*** Supplied data
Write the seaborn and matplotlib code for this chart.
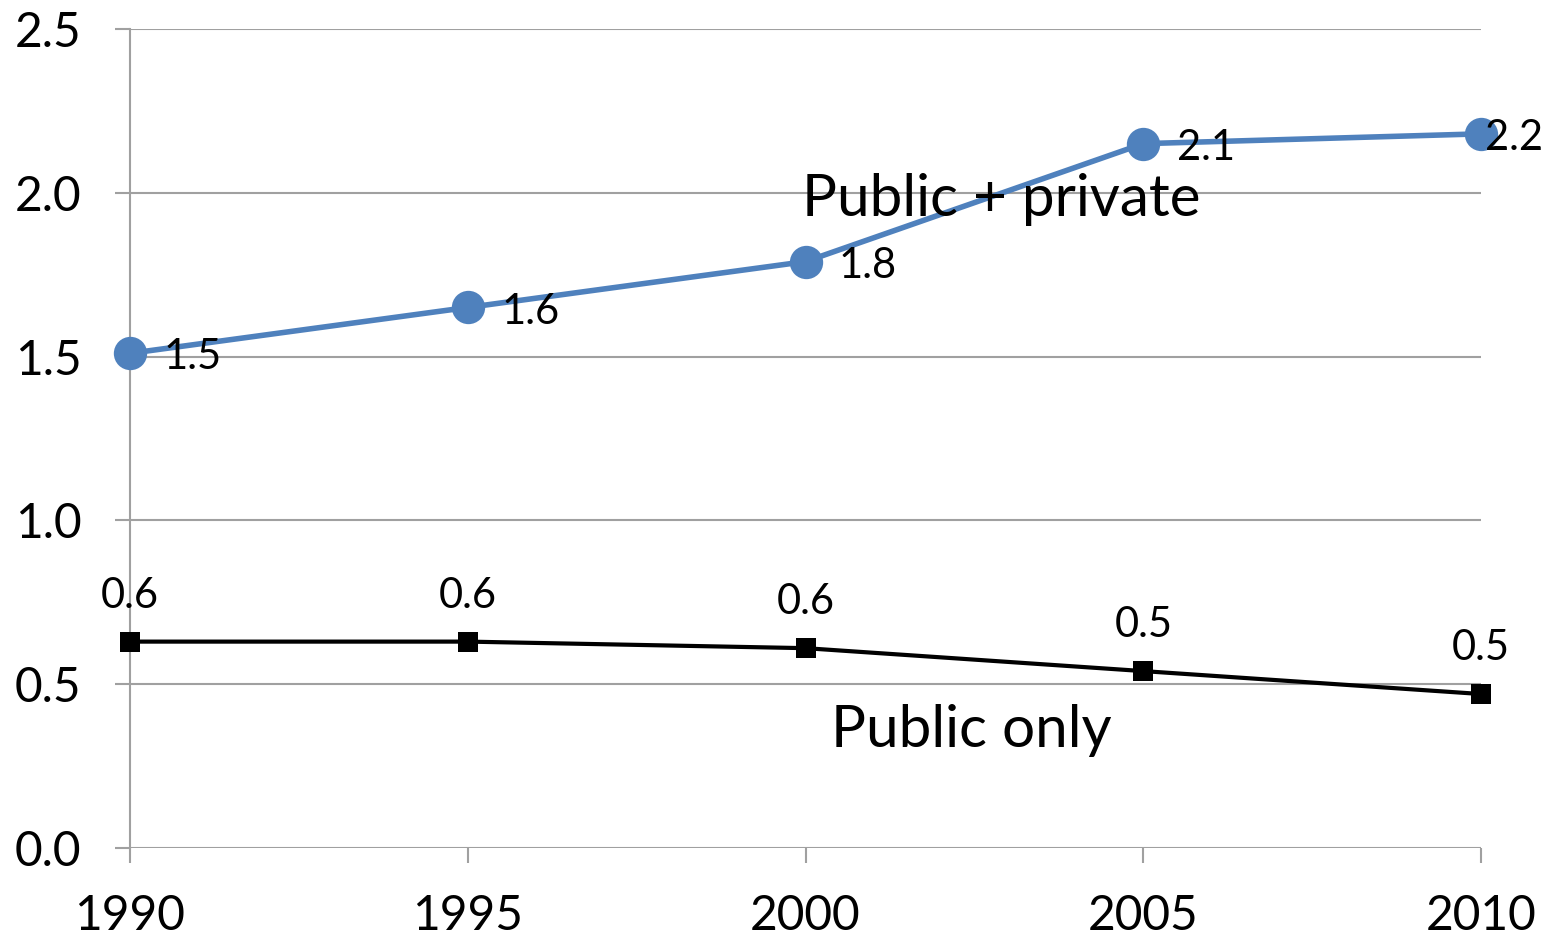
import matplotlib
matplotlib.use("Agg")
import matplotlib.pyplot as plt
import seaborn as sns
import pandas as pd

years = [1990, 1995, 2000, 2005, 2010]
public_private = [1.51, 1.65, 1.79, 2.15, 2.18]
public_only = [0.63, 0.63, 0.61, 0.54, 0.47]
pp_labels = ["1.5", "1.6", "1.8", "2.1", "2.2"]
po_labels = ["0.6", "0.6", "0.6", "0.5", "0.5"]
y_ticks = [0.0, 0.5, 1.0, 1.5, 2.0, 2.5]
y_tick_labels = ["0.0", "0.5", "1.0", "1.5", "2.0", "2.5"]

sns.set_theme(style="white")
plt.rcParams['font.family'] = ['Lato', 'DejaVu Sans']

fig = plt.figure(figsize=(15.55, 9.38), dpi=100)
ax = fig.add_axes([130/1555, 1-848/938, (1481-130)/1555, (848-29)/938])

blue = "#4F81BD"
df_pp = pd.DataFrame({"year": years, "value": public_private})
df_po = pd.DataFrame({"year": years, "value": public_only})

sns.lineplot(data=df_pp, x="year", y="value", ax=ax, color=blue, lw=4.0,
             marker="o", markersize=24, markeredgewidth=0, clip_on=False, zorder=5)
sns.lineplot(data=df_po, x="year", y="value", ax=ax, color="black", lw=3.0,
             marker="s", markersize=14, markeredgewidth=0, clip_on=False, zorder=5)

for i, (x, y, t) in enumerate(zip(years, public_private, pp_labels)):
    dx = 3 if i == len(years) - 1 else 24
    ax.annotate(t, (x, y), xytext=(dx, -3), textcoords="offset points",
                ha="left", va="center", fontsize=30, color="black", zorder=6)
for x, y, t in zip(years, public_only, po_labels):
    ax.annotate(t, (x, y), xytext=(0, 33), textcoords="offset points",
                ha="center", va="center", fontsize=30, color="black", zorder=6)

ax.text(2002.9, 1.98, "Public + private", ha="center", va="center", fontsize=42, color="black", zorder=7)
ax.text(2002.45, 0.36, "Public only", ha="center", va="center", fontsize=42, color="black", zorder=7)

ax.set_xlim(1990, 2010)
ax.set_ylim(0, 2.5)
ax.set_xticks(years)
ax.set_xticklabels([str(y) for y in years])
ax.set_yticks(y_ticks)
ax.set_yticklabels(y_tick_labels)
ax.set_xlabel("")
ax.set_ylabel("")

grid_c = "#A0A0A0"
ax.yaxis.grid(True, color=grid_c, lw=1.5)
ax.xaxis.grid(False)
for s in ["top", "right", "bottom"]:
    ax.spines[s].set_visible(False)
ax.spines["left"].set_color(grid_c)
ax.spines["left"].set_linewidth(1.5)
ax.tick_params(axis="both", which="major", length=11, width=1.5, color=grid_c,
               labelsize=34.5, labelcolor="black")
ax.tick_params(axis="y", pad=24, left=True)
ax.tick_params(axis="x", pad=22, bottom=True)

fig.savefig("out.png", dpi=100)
******
*** Supplied data
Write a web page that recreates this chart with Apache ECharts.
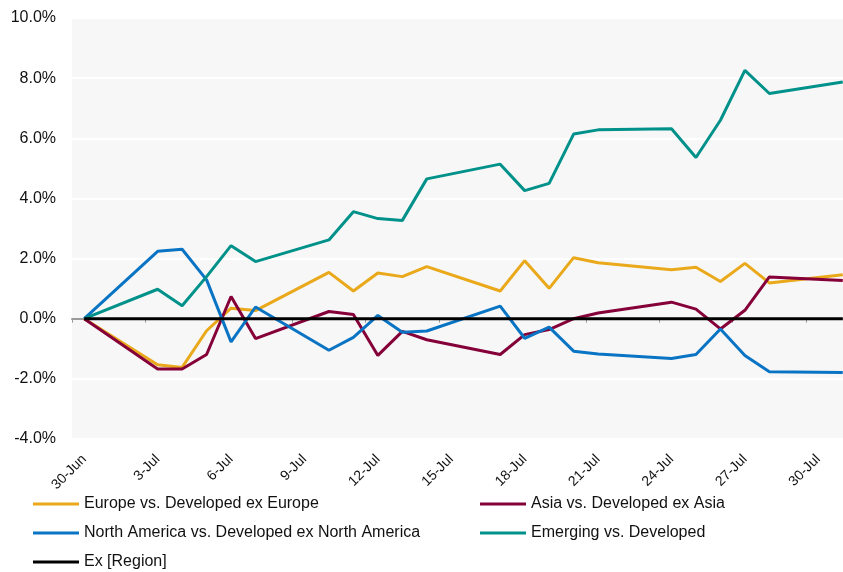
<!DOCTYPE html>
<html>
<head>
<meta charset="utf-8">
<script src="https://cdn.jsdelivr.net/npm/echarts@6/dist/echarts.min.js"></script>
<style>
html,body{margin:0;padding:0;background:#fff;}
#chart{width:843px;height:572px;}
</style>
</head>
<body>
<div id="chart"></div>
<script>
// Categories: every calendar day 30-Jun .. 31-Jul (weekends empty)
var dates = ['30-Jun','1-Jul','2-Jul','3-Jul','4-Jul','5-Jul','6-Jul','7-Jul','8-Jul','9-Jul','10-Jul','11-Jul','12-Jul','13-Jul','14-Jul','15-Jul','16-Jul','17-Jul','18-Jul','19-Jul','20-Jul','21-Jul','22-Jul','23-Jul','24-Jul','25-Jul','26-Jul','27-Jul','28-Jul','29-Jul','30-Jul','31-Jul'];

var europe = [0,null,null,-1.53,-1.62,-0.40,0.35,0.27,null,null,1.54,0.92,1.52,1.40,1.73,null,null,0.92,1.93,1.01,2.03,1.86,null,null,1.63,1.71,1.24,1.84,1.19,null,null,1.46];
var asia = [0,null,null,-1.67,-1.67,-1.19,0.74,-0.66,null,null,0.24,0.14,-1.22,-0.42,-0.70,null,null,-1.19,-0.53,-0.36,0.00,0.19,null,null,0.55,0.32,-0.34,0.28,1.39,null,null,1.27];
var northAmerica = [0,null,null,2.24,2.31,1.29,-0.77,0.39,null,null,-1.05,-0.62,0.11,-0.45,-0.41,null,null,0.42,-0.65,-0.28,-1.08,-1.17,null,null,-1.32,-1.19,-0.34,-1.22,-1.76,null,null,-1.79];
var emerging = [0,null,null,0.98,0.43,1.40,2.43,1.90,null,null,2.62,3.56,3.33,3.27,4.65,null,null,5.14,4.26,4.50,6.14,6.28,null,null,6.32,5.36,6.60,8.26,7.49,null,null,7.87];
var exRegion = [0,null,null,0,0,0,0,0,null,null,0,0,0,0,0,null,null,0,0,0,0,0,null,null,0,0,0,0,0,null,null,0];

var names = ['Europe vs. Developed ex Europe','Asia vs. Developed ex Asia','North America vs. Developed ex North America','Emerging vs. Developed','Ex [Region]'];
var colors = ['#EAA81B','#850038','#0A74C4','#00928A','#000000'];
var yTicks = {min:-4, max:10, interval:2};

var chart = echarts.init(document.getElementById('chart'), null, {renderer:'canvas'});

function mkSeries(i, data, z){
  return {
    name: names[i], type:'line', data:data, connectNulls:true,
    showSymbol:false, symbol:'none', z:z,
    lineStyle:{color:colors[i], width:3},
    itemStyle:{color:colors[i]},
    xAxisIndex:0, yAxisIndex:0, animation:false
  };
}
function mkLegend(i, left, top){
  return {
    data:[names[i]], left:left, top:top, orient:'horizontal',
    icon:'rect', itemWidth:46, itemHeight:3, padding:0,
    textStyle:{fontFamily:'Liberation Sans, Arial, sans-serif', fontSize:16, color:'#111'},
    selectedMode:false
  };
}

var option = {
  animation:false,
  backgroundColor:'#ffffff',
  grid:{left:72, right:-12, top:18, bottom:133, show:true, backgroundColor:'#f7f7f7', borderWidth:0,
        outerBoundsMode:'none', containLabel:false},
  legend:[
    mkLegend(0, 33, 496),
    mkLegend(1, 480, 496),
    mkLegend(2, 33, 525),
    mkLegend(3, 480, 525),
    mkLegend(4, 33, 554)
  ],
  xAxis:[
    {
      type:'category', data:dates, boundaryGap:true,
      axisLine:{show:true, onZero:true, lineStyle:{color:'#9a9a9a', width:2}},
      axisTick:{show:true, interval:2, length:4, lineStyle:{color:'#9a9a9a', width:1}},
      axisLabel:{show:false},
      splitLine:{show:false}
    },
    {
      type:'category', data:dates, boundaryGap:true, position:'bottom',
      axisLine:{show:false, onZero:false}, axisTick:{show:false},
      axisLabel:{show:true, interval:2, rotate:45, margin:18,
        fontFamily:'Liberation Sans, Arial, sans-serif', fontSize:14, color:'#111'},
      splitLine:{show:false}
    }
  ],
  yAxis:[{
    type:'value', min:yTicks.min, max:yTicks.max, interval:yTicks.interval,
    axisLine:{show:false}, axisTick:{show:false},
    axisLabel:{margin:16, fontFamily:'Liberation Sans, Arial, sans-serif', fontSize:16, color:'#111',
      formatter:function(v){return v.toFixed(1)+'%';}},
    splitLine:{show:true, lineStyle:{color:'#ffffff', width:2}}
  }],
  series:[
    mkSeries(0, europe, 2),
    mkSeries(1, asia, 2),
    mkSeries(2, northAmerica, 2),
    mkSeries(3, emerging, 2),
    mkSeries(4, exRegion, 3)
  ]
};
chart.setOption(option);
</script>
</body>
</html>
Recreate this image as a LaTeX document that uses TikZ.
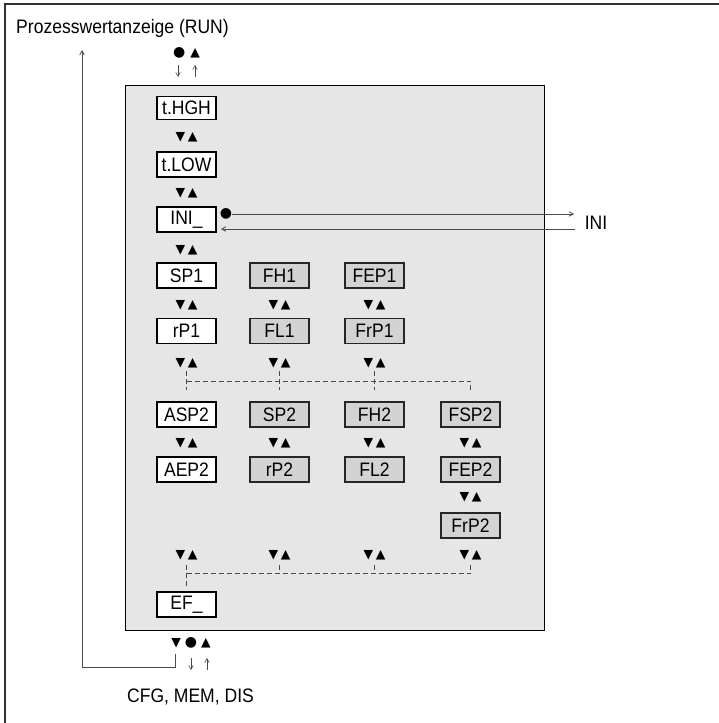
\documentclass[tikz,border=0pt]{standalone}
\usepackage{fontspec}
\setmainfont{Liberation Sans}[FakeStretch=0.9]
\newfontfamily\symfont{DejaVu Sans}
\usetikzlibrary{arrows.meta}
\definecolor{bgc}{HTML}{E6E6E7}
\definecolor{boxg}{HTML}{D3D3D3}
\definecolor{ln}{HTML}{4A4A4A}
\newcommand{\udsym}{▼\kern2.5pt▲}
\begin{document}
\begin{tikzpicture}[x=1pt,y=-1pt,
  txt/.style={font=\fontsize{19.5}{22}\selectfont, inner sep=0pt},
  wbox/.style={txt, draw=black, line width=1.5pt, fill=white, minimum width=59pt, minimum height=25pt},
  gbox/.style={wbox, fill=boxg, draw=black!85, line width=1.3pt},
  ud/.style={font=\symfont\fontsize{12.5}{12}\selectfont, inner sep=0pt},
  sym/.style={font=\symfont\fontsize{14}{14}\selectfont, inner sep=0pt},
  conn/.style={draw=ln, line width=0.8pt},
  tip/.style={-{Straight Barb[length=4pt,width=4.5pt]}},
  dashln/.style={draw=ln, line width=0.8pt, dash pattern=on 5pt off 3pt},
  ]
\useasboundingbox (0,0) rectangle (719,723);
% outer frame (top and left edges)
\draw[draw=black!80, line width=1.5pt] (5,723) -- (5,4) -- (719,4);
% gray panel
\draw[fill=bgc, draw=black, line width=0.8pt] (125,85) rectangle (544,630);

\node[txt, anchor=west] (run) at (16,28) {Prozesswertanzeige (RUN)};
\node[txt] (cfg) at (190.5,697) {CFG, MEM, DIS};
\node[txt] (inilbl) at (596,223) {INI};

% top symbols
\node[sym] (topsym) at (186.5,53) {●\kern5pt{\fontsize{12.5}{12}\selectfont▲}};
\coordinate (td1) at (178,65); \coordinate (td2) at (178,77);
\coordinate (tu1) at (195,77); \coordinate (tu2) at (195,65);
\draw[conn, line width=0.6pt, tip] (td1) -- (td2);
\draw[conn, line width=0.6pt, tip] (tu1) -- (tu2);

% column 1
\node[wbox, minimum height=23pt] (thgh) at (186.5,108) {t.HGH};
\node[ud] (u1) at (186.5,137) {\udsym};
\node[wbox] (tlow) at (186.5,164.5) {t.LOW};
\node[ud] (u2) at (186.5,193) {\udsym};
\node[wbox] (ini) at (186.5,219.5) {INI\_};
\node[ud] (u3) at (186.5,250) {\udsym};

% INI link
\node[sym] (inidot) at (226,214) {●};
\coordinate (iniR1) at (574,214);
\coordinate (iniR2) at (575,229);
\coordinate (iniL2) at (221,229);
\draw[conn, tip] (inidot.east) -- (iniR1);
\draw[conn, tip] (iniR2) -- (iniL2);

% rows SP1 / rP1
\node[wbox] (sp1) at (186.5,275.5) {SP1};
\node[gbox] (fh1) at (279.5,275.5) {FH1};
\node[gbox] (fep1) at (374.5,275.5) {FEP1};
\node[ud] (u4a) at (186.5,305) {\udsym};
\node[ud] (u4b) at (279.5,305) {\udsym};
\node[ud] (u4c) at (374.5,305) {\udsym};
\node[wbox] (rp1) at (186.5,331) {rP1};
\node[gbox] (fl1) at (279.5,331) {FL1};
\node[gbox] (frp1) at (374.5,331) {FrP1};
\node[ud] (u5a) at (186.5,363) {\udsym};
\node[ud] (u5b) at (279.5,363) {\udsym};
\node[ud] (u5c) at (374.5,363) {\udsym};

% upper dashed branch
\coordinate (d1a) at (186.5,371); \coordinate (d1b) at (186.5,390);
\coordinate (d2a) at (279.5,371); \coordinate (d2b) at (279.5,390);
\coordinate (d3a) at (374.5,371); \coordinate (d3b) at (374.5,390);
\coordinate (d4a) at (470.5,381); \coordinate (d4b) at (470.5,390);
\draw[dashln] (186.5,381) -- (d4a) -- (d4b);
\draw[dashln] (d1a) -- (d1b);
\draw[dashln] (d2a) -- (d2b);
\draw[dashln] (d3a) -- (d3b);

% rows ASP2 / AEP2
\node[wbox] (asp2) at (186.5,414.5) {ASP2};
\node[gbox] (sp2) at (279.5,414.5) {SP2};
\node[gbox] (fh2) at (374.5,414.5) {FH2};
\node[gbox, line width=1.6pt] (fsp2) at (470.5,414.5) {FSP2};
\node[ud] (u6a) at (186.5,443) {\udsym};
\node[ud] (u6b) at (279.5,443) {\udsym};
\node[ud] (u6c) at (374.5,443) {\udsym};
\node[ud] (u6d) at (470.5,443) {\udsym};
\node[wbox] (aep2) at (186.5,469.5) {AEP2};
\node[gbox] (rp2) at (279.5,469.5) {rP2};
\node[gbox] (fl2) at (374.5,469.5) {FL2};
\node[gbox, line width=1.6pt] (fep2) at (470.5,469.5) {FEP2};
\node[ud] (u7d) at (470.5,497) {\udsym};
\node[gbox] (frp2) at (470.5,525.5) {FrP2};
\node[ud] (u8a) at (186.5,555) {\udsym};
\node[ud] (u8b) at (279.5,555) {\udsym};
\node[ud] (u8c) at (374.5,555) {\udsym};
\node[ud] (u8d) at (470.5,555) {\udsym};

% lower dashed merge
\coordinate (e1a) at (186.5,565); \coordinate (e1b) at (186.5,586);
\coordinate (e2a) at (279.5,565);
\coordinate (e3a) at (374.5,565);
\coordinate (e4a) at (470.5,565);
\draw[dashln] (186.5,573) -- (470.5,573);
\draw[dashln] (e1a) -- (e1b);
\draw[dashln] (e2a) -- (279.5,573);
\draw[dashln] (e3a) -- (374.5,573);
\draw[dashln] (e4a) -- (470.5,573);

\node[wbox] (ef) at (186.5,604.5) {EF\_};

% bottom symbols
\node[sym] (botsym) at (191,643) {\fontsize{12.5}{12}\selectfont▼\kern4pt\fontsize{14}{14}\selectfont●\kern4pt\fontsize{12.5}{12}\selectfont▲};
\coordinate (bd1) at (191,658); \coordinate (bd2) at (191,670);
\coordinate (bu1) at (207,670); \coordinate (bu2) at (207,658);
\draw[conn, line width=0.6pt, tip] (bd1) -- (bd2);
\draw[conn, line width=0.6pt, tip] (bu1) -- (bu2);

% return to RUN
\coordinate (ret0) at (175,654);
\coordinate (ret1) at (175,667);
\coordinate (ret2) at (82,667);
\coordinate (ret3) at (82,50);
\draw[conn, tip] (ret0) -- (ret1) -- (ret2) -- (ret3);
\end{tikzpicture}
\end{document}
******
*** Supplied data
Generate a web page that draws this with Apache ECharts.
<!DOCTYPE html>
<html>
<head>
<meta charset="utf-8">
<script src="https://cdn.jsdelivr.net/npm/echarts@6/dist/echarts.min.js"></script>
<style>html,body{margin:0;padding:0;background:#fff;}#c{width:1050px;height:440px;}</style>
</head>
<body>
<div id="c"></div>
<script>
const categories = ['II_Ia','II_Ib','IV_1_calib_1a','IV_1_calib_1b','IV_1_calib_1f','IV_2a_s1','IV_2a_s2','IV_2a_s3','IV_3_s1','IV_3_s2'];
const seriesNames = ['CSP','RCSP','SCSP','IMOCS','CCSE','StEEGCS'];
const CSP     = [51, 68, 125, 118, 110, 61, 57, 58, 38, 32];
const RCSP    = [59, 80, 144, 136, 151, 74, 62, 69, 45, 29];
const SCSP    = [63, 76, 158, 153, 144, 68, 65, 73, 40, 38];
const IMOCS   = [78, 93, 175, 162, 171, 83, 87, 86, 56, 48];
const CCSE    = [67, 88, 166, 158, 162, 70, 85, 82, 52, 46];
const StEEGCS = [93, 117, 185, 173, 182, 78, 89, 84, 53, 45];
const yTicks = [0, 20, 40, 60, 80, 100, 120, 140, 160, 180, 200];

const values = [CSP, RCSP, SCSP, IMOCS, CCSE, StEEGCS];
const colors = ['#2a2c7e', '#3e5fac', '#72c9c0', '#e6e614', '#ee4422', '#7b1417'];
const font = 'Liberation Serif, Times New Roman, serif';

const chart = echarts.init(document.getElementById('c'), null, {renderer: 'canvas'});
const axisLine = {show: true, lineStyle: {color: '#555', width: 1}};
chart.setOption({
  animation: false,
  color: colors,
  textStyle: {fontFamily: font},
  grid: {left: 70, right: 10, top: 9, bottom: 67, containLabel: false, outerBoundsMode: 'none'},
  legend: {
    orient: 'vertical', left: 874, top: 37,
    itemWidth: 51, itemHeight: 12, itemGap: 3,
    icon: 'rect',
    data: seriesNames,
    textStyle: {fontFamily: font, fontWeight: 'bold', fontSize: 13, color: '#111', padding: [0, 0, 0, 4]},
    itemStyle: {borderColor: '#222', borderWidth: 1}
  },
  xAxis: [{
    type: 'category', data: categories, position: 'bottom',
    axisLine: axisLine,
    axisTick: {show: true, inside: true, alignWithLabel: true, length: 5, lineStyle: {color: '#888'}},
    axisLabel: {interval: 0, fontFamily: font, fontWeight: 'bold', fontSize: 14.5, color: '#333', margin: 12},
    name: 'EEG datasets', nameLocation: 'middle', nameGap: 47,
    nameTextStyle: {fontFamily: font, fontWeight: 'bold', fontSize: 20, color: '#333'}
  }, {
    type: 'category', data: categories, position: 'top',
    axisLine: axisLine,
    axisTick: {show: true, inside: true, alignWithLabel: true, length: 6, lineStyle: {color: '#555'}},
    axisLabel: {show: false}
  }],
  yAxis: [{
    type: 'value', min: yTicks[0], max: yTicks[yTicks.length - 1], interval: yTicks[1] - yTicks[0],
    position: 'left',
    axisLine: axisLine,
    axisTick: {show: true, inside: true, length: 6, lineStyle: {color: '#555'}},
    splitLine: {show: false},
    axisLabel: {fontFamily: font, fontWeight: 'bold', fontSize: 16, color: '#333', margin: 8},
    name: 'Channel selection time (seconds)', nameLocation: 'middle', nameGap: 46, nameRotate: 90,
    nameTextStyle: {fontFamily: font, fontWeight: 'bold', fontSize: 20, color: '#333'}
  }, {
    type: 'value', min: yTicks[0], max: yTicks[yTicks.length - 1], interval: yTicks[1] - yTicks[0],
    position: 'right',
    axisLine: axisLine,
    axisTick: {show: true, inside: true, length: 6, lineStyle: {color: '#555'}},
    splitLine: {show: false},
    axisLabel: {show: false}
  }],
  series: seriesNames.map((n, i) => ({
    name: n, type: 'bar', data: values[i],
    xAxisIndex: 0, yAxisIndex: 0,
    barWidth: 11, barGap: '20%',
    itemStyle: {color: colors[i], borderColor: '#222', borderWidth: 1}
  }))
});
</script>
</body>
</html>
******
* To be done *
Set down, word for word, the lines from the one holding "Recreate this image" through the one holding "(125,85) rectangle (544,630);". Skip the pictures.

* Task solution *
Recreate this image as a LaTeX document that uses TikZ.
\documentclass[tikz,border=0pt]{standalone}
\usepackage{fontspec}
\setmainfont{Liberation Sans}[FakeStretch=0.9]
\newfontfamily\symfont{DejaVu Sans}
\usetikzlibrary{arrows.meta}
\definecolor{bgc}{HTML}{E6E6E7}
\definecolor{boxg}{HTML}{D3D3D3}
\definecolor{ln}{HTML}{4A4A4A}
\newcommand{\udsym}{▼\kern2.5pt▲}
\begin{document}
\begin{tikzpicture}[x=1pt,y=-1pt,
  txt/.style={font=\fontsize{19.5}{22}\selectfont, inner sep=0pt},
  wbox/.style={txt, draw=black, line width=1.5pt, fill=white, minimum width=59pt, minimum height=25pt},
  gbox/.style={wbox, fill=boxg, draw=black!85, line width=1.3pt},
  ud/.style={font=\symfont\fontsize{12.5}{12}\selectfont, inner sep=0pt},
  sym/.style={font=\symfont\fontsize{14}{14}\selectfont, inner sep=0pt},
  conn/.style={draw=ln, line width=0.8pt},
  tip/.style={-{Straight Barb[length=4pt,width=4.5pt]}},
  dashln/.style={draw=ln, line width=0.8pt, dash pattern=on 5pt off 3pt},
  ]
\useasboundingbox (0,0) rectangle (719,723);
% outer frame (top and left edges)
\draw[draw=black!80, line width=1.5pt] (5,723) -- (5,4) -- (719,4);
% gray panel
\draw[fill=bgc, draw=black, line width=0.8pt] (125,85) rectangle (544,630);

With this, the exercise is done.